■ Data lines

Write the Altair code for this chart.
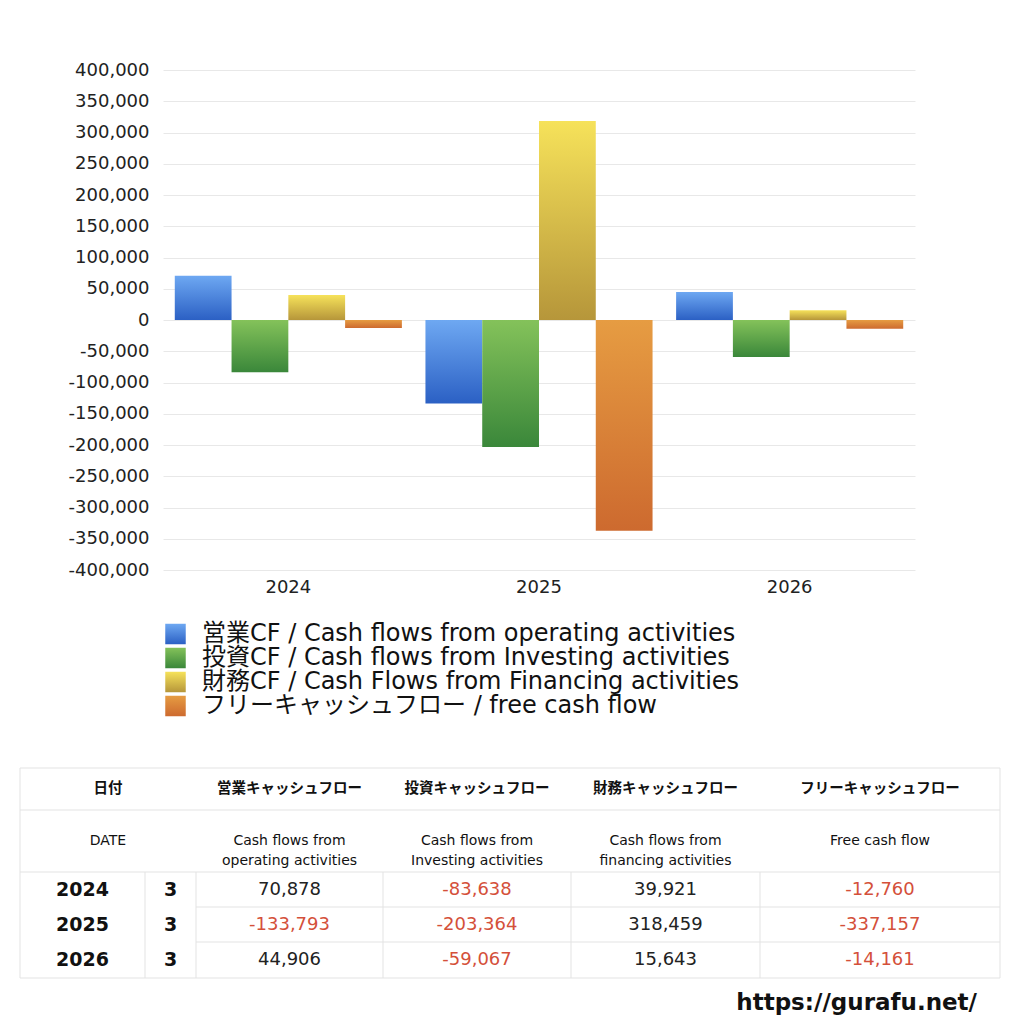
import altair as alt
import pandas as pd

# ---------------- data ----------------
years = ["2024", "2025", "2026"]
months = [3, 3, 3]
operating = [70878, -133793, 44906]
investing = [-83638, -203364, -59067]
financing = [39921, 318459, 15643]
free_cf = [-12760, -337157, -14161]

series_labels = [
    "営業CF / Cash flows from operating activities",
    "投資CF / Cash flows from Investing activities",
    "財務CF / Cash Flows from Financing activities",
    "フリーキャッシュフロー / free cash flow",
]
header_jp = ["日付", "営業キャッシュフロー", "投資キャッシュフロー", "財務キャッシュフロー", "フリーキャッシュフロー"]
header_en = ["DATE", "Cash flows from\noperating activities", "Cash flows from\nInvesting activities",
             "Cash flows from\nfinancing activities", "Free cash flow"]
y_ticks = list(range(-400000, 400001, 50000))
site_url = "https://gurafu.net/"

# ---------------- styles / layout ----------------
FONT = "DejaVu Sans, Noto Sans CJK JP, sans-serif"
JPFONT = "Noto Sans CJK JP, DejaVu Sans, sans-serif"
gradients = [("#6ea8f2", "#2b60c4"), ("#84c25a", "#3a873a"),
             ("#f6e25a", "#b6963a"), ("#e69c42", "#cd6a2f")]
RED = "#d4503a"
TXT = "#222222"
LINE = "#e3e3e3"
W, H = 752, 500
PAD = {"left": 155, "top": 62, "right": 101, "bottom": 446}

# table geometry (table units -> pixel range relative to plot origin)
col_edges = [0, 125, 176, 363, 551, 740, 980]
row_edges = [0, 42, 104, 139, 174, 210]
tx_scale = alt.Scale(domain=[0, 980], range=[-143, 837], nice=False, zero=False)
ty_scale = alt.Scale(domain=[0, 210], range=[698, 908], nice=False, zero=False)


def grad(i):
    top, bot = gradients[i]
    return alt.LinearGradient(gradient="linear",
                              stops=[alt.GradientStop(color=top, offset=0),
                                     alt.GradientStop(color=bot, offset=1)],
                              x1=0, x2=0, y1=0, y2=1)


# ---------------- bars ----------------
all_vals = [operating, investing, financing, free_cf]
long = pd.DataFrame([{"year": y, "series": s, "value": v}
                     for s, vals in zip(series_labels, all_vals)
                     for y, v in zip(years, vals)])

x_enc = alt.X("year:N", scale=alt.Scale(domain=years, paddingInner=0.094, paddingOuter=0.047),
              axis=alt.Axis(title=None, labelAngle=0, domain=False, ticks=False, labelPadding=8,
                            labelFontSize=18, labelColor=TXT, labelFont=FONT, grid=False))
y_enc = alt.Y("value:Q", scale=alt.Scale(domain=[-400000, 400000], nice=False, zero=False),
              axis=alt.Axis(title=None, values=y_ticks, domain=False, ticks=False,
                            labelExpr="replace(format(datum.value, ',d'), '\u2212', '-')",
                            labelPadding=14, labelFontSize=18, labelColor=TXT, labelFont=FONT,
                            gridColor="#e8e8e8", gridWidth=1))
xo_enc = alt.XOffset("series:N", scale=alt.Scale(domain=series_labels, paddingInner=0, paddingOuter=0))

bar_layers = []
for i, s in enumerate(series_labels):
    bar_layers.append(
        alt.Chart(long).transform_filter(alt.datum.series == s)
        .mark_bar(color=grad(i), opacity=1)
        .encode(x=x_enc, xOffset=xo_enc, y=y_enc)
    )
bars = alt.layer(*bar_layers)

# ---------------- legend ----------------
leg_df = pd.DataFrame({"series": series_labels})
leg_y = alt.Y("series:N", scale=alt.Scale(type="point", domain=series_labels, range=[564, 636], padding=0),
              axis=None)
leg_layers = []
for i, s in enumerate(series_labels):
    leg_layers.append(
        alt.Chart(leg_df).transform_filter(alt.datum.series == s)
        .mark_square(size=420, color=grad(i), opacity=1, filled=True)
        .encode(x=alt.value(12.5), y=leg_y)
    )
leg_text = alt.Chart(leg_df).mark_text(align="left", baseline="middle", fontSize=24, font=FONT,
                                       color="#111111").encode(x=alt.value(39), y=leg_y, text="series:N")
legend = alt.layer(*leg_layers, leg_text)

# ---------------- table ----------------
col_c = [(col_edges[k] + col_edges[k + 1]) / 2 for k in range(len(col_edges) - 1)]
row_c = [(row_edges[k] + row_edges[k + 1]) / 2 for k in range(len(row_edges) - 1)]
head_x = [(col_edges[0] + col_edges[2]) / 2] + col_c[2:]

rules = []
for yv in [row_edges[0], row_edges[1], row_edges[2], row_edges[5]]:
    rules.append({"x": col_edges[0], "x2": col_edges[6], "y": yv, "y2": yv})
for yv in [row_edges[3], row_edges[4]]:
    rules.append({"x": col_edges[2], "x2": col_edges[6], "y": yv, "y2": yv})
for xv in [col_edges[0], col_edges[6]]:
    rules.append({"x": xv, "x2": xv, "y": row_edges[0], "y2": row_edges[5]})
for xv in col_edges[1:6]:
    rules.append({"x": xv, "x2": xv, "y": row_edges[2], "y2": row_edges[5]})
rules_df = pd.DataFrame(rules)

tX = alt.X("x:Q", scale=tx_scale, axis=None)
tY = alt.Y("y:Q", scale=ty_scale, axis=None)

rule_layer = alt.Chart(rules_df).mark_rule(color=LINE, strokeWidth=1).encode(
    x=tX, x2="x2:Q", y=tY, y2="y2:Q")

h1_df = pd.DataFrame({"x": head_x, "y": [row_c[0]] * 5, "t": header_jp})
h2_df = pd.DataFrame({"x": head_x, "y": [row_c[1]] * 5, "t": header_en})
yr_df = pd.DataFrame({"x": [col_c[0]] * 3, "y": row_c[2:], "t": years})
mo_df = pd.DataFrame({"x": [col_c[1]] * 3, "y": row_c[2:], "t": [str(m) for m in months]})
val_rows = []
for k, vals in enumerate(all_vals):
    for r, v in enumerate(vals):
        val_rows.append({"x": col_c[2 + k], "y": row_c[2 + r], "t": f"{v:,}", "v": v})
val_df = pd.DataFrame(val_rows)

h1 = alt.Chart(h1_df).mark_text(fontSize=14.5, fontWeight="bold", font=JPFONT, color="#111111",
                                baseline="middle").encode(x=tX, y=tY, text="t:N")
h2 = alt.Chart(h2_df).mark_text(fontSize=14, fontWeight="normal", font=FONT, color="#111111",
                                baseline="middle", lineBreak="\n", lineHeight=20).encode(x=tX, y=tY, text="t:N")
yr = alt.Chart(yr_df).mark_text(fontSize=19, fontWeight="bold", font=FONT, color="#111111",
                                baseline="middle").encode(x=tX, y=tY, text="t:N")
mo = alt.Chart(mo_df).mark_text(fontSize=19, fontWeight="bold", font=FONT, color="#111111",
                                baseline="middle").encode(x=tX, y=tY, text="t:N")
vals_txt = alt.Chart(val_df).mark_text(fontSize=18, font=FONT, baseline="middle").encode(
    x=tX, y=tY, text="t:N",
    color=alt.condition(alt.datum.v < 0, alt.value(RED), alt.value(TXT)))

url = alt.Chart(pd.DataFrame({"t": [site_url]})).mark_text(
    align="right", baseline="middle", fontSize=23, fontWeight="bold", font=FONT, color="#111111"
).encode(x=alt.value(814), y=alt.value(933), text="t:N")

table = alt.layer(rule_layer, h1, h2, yr, mo, vals_txt, url)

chart = (
    alt.layer(bars, legend, table)
    .resolve_scale(x="independent", y="independent")
    .properties(width=W, height=H, autosize=alt.AutoSizeParams(type="none"), padding=PAD)
    .configure_view(stroke=None)
)

chart.save("out.html", embed_options={"renderer": "svg", "actions": False})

■ Short task
Extract, word for word, each line from the top of the data down to and including the line with "free_cf = [-12760, -337157, -14161]"; skip the pictures.

■ Complete answer
Write the Altair code for this chart.
import altair as alt
import pandas as pd

# ---------------- data ----------------
years = ["2024", "2025", "2026"]
months = [3, 3, 3]
operating = [70878, -133793, 44906]
investing = [-83638, -203364, -59067]
financing = [39921, 318459, 15643]
free_cf = [-12760, -337157, -14161]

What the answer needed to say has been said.